Of course, there might be a bug in my program (or more than one), but I've already painstakingly gone through it.
Instead of asking for help with debugging my program I'm just wondering, is there anything else than the sh_size field I need to update in order to make this work (when reducing the size)? Is there anything that would make changing the length fail other than that field?
Edit:
It seems that Andy Ross was perfectly correct. Even in this very simple program I have come across some indirect addressing in __libc_start_main that I cannot trivially modify to update the offset it will reach.
I was curious though, what would be the best approach to still trying to get as far as possible with this problem? I know I cannot solve this in every case, but for some simple programs, it should be possible to update what is required to make it run? Should I try writing my own virtual machine or try developing a "debugger" that would replace each suspected problem instruction with INT 3? Any ideas?
The text segment is likely internally linked with relative offsets. So one function might be trying to jump to, say, "current address plus 194 bytes". If you move things around such that the jump target is now 190 bytes, you will obviously break things. The same is true of constant data on some architectures (e.g. x86-64 but not i686). There is no simple way short of a complete disassembly to know where the internal references are, and in fact it's computationally undecidable to find them all (i.e. trying to figure out all possible jump targets of a runtime-computed branch is the Halting Problem).
Basically, this isn't solvable in the general case, so if you have an ELF binary from someone else you're trying to patch, you'll need to try other techniques. But with (great!) care it's possible to produce a library where all internal references go through the GOT/PLT which can be sliced up and relinked like this. What are you trying to accomplish?

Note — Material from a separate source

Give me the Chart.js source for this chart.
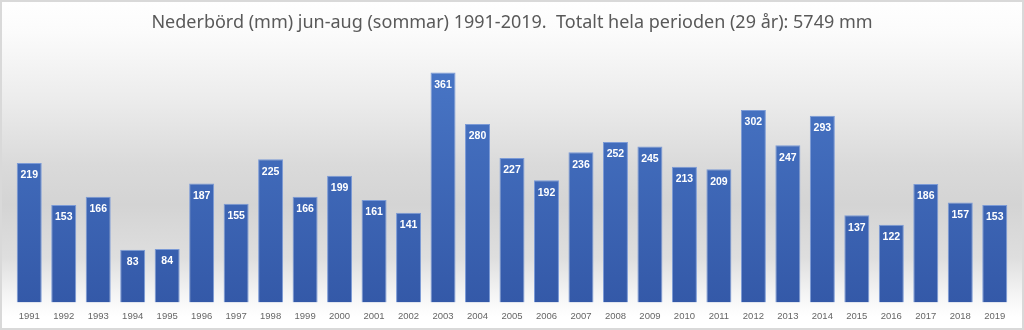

is there anything else than the sh_size field I need to update in order to make this work
It sounds like you are patching a fully-linked binary (ET_EXEC or ET_DYN). Please note that .sh_size is not used for anything after the static link is done. You can strip the entire section table, and the binary will continue to work fine. What matters at runtime are the segments in the ELF, not sections.
ELF stands for executable and linking format, and the executable and linking form "dual nature" of the ELF. Sections are used at (static) link time to combine into segments; which are used at execution time (aka runtime, aka dynamic linking time).
Of course you haven't told us exactly what your patching strategy is when you are shrinking your binary, and in what way the result is broken. It is very likely that Andy Ross's answer is the real cause of your breakage.